To answer your questions, Iterm2 and Tabby both have font ligatures on in their settings. Cat doesn't work, which is why I was interested in bat possibly doing it as an alternative, as I was already using it as an alternative to cat on my laptop.

Screenshot 2024-06-01 at 1 50 44 AM Screenshot 2024-06-01 at 1 51 47 AM

.config/nvim/init.vim

call plug#begin()

" TailwindCSS vim improvements
Plug 'neovim/nvim-lspconfig'
Plug 'kabouzeid/nvim-lspinstall'

call plug#end()
set termguicolors
set background="dark"
colorscheme elflord
syntax on
set clipboard+=unnamedplus
nmap <C-N><C-N> :set invnumber<CR>
set tabstop=2
set expandtab
set shiftwidth=2
set autoindent
set smartindent
set number
filetype plugin indent on
highlight Comment cterm=italic gui=italic

That last line makes me wonder if I have been focusing too much on the comments changing and not the rest of the ligatures. I tested some of the other ligatures within Neovim and they were indeed working.
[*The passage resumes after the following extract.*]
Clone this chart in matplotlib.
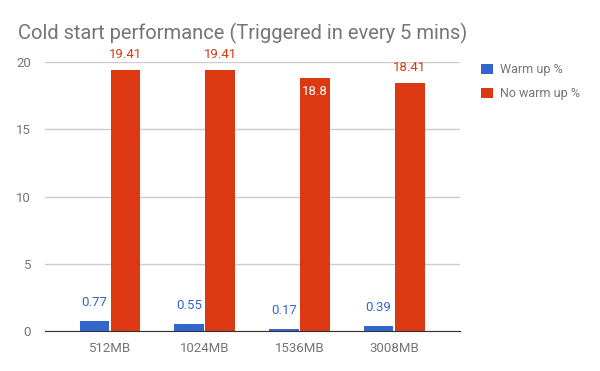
import numpy as np
import matplotlib.pyplot as plt

plt.rcParams['font.family'] = ['Roboto', 'DejaVu Sans']

memory = ['512MB', '1024MB', '1536MB', '3008MB']
warm_up = [0.77, 0.55, 0.17, 0.39]
no_warm_up = [19.41, 19.41, 18.8, 18.41]

blue = '#3366cc'
red = '#dc3912'
grey = '#757575'

fig = plt.figure(figsize=(6, 3.71), dpi=100)
ax = fig.add_axes([45/600, 1 - 331/371, 415/600, (331 - 62)/371])

x = np.arange(len(memory))
w = 0.315
b1 = ax.bar(x - 0.164, warm_up, w, color=blue, label='Warm up %', zorder=3)
b2 = ax.bar(x + 0.164, no_warm_up, w, color=red, label='No warm up %', zorder=3)

for xi, v in zip(x, warm_up):
    ax.text(xi - 0.164, v + 0.85, str(v), ha='center', va='bottom', color=blue, fontsize=9.5)
for xi, v in zip(x, no_warm_up):
    if v == 18.8:
        ax.text(xi + 0.164, v - 0.5, str(v), ha='center', va='top', color='white', fontsize=9.5)
    else:
        ax.text(xi + 0.164, v + 0.7, str(v), ha='center', va='bottom', color=red, fontsize=9.5)

ax.set_xlim(-0.686, 3.696)
ax.set_ylim(0, 20)
ax.set_yticks([0, 5, 10, 15, 20])
ax.set_xticks(x)
ax.set_xticklabels(memory)
ax.tick_params(length=0, colors=grey, labelsize=9.5)
ax.tick_params(axis='x', pad=8)
ax.tick_params(axis='y', pad=10)
ax.grid(axis='y', color='#cccccc', linewidth=1, zorder=0)
for s in ['top', 'right', 'left']:
    ax.spines[s].set_visible(False)
ax.spines['bottom'].set_color('#333333')
ax.spines['bottom'].set_zorder(4)

fig.text(18/600, 1 - 33/371, 'Cold start performance (Triggered in every 5 mins)',
         color=grey, fontsize=14.5, va='center', ha='left')

fig.legend(loc='upper left', bbox_to_anchor=(470/600, 1 - 52/371), frameon=False,
           fontsize=9, labelcolor=grey, handlelength=0.9, handleheight=0.9,
           handletextpad=0.6, labelspacing=0.9)

plt.savefig('out.png')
Screenshot 2024-06-01 at 2 02 36 AM

It turns out that bat is actually showing ligatures, but not the Victor Mono italic cursive italics, which I miss understood as ligatures too. I believe you can close this unless you have some way to make the highlight Comment cterm=italic gui=italic work with bat. Thanks for your help.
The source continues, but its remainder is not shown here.